▸ **Recorded data**
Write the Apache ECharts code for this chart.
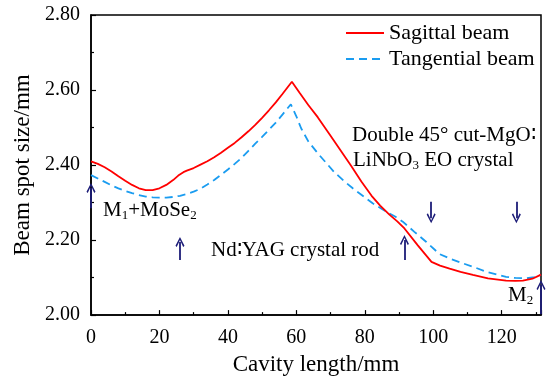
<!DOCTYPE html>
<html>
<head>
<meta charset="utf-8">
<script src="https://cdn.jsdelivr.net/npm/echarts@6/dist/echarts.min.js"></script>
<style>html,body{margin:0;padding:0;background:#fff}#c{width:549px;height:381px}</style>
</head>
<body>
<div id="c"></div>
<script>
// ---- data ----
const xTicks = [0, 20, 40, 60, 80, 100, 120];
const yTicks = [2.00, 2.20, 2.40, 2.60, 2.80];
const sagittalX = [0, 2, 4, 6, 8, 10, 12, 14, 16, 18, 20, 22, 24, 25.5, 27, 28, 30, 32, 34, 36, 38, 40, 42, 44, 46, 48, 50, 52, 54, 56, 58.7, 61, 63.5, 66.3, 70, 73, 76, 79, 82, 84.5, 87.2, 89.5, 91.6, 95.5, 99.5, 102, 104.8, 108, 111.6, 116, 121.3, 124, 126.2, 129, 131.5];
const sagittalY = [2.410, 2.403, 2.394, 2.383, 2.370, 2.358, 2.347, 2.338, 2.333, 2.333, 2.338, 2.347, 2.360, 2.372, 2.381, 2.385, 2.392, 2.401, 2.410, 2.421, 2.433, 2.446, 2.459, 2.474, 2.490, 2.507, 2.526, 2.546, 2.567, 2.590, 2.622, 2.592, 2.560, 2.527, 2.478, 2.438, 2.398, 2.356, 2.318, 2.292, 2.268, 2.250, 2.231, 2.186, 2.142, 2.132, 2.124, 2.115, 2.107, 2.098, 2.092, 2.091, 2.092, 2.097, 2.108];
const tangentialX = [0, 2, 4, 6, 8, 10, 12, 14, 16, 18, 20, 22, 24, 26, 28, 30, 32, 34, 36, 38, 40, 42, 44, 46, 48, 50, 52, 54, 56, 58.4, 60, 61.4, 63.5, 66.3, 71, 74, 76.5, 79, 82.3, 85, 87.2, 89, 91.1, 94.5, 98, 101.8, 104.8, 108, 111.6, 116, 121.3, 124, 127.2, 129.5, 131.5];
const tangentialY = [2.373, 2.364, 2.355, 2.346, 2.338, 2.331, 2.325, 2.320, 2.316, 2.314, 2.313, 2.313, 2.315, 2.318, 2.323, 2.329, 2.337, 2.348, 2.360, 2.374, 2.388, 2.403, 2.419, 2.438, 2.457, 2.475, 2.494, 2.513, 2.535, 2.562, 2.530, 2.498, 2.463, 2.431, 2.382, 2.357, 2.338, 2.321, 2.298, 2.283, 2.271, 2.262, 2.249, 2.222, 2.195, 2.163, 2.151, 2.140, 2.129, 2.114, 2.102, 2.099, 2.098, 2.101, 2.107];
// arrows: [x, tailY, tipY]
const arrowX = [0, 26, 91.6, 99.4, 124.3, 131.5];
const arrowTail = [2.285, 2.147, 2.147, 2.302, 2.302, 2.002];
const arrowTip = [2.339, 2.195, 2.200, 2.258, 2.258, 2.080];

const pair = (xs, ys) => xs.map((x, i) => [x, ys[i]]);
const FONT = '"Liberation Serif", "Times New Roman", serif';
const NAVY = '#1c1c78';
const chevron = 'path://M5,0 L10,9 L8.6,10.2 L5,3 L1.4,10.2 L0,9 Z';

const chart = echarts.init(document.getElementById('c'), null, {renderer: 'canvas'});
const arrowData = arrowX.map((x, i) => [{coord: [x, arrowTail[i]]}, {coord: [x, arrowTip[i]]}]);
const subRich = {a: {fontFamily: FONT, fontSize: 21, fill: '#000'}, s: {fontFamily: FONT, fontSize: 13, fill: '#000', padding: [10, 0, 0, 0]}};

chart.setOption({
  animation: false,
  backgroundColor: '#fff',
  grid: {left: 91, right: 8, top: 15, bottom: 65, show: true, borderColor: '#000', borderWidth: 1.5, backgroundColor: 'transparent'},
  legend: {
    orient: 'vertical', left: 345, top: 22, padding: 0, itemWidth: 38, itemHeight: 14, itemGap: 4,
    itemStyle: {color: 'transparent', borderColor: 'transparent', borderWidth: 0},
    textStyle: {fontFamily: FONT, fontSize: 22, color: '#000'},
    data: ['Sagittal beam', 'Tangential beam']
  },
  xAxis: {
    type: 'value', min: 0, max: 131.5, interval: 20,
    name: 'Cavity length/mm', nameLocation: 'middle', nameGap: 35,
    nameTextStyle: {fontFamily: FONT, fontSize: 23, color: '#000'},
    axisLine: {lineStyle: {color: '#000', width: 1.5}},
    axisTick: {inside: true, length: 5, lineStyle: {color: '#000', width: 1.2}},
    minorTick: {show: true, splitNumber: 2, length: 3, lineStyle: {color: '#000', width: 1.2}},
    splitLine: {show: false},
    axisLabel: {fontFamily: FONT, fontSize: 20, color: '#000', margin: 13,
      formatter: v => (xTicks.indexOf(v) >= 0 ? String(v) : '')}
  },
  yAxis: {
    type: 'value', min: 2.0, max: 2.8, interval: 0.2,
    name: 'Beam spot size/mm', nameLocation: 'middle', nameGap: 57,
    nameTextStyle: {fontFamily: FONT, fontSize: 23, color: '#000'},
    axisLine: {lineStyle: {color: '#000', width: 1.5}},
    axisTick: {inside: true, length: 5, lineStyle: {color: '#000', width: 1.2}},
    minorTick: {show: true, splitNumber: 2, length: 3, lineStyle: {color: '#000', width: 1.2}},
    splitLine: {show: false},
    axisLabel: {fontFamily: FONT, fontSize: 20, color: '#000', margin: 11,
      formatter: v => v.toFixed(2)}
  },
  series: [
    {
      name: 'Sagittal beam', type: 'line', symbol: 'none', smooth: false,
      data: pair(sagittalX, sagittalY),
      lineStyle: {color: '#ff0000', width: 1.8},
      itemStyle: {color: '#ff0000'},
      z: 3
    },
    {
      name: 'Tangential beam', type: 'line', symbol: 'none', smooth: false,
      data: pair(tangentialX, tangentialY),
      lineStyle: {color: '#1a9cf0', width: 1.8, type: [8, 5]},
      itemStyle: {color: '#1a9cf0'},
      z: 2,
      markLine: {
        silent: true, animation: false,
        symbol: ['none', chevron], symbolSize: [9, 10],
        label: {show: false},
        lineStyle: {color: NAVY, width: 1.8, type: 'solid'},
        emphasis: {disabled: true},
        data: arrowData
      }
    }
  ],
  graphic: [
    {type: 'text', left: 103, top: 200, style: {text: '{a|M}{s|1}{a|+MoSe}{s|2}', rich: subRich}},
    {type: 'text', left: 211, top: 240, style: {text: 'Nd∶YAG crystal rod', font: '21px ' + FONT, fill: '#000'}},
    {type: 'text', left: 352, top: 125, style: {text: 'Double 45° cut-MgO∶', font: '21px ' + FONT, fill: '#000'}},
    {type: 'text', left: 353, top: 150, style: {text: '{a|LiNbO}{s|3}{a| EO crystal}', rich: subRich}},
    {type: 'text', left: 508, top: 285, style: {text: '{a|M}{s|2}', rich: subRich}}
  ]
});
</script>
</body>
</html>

▸ **Description of the task**
Give again, exactly, the lines from the start of the data through the one holding "const chevron = 'path://M5,0"; omit the pictures.

▸ **Expected output**
Write the Apache ECharts code for this chart.
<!DOCTYPE html>
<html>
<head>
<meta charset="utf-8">
<script src="https://cdn.jsdelivr.net/npm/echarts@6/dist/echarts.min.js"></script>
<style>html,body{margin:0;padding:0;background:#fff}#c{width:549px;height:381px}</style>
</head>
<body>
<div id="c"></div>
<script>
// ---- data ----
const xTicks = [0, 20, 40, 60, 80, 100, 120];
const yTicks = [2.00, 2.20, 2.40, 2.60, 2.80];
const sagittalX = [0, 2, 4, 6, 8, 10, 12, 14, 16, 18, 20, 22, 24, 25.5, 27, 28, 30, 32, 34, 36, 38, 40, 42, 44, 46, 48, 50, 52, 54, 56, 58.7, 61, 63.5, 66.3, 70, 73, 76, 79, 82, 84.5, 87.2, 89.5, 91.6, 95.5, 99.5, 102, 104.8, 108, 111.6, 116, 121.3, 124, 126.2, 129, 131.5];
const sagittalY = [2.410, 2.403, 2.394, 2.383, 2.370, 2.358, 2.347, 2.338, 2.333, 2.333, 2.338, 2.347, 2.360, 2.372, 2.381, 2.385, 2.392, 2.401, 2.410, 2.421, 2.433, 2.446, 2.459, 2.474, 2.490, 2.507, 2.526, 2.546, 2.567, 2.590, 2.622, 2.592, 2.560, 2.527, 2.478, 2.438, 2.398, 2.356, 2.318, 2.292, 2.268, 2.250, 2.231, 2.186, 2.142, 2.132, 2.124, 2.115, 2.107, 2.098, 2.092, 2.091, 2.092, 2.097, 2.108];
const tangentialX = [0, 2, 4, 6, 8, 10, 12, 14, 16, 18, 20, 22, 24, 26, 28, 30, 32, 34, 36, 38, 40, 42, 44, 46, 48, 50, 52, 54, 56, 58.4, 60, 61.4, 63.5, 66.3, 71, 74, 76.5, 79, 82.3, 85, 87.2, 89, 91.1, 94.5, 98, 101.8, 104.8, 108, 111.6, 116, 121.3, 124, 127.2, 129.5, 131.5];
const tangentialY = [2.373, 2.364, 2.355, 2.346, 2.338, 2.331, 2.325, 2.320, 2.316, 2.314, 2.313, 2.313, 2.315, 2.318, 2.323, 2.329, 2.337, 2.348, 2.360, 2.374, 2.388, 2.403, 2.419, 2.438, 2.457, 2.475, 2.494, 2.513, 2.535, 2.562, 2.530, 2.498, 2.463, 2.431, 2.382, 2.357, 2.338, 2.321, 2.298, 2.283, 2.271, 2.262, 2.249, 2.222, 2.195, 2.163, 2.151, 2.140, 2.129, 2.114, 2.102, 2.099, 2.098, 2.101, 2.107];
// arrows: [x, tailY, tipY]
const arrowX = [0, 26, 91.6, 99.4, 124.3, 131.5];
const arrowTail = [2.285, 2.147, 2.147, 2.302, 2.302, 2.002];
const arrowTip = [2.339, 2.195, 2.200, 2.258, 2.258, 2.080];

const pair = (xs, ys) => xs.map((x, i) => [x, ys[i]]);
const FONT = '"Liberation Serif", "Times New Roman", serif';
const NAVY = '#1c1c78';
const chevron = 'path://M5,0 L10,9 L8.6,10.2 L5,3 L1.4,10.2 L0,9 Z';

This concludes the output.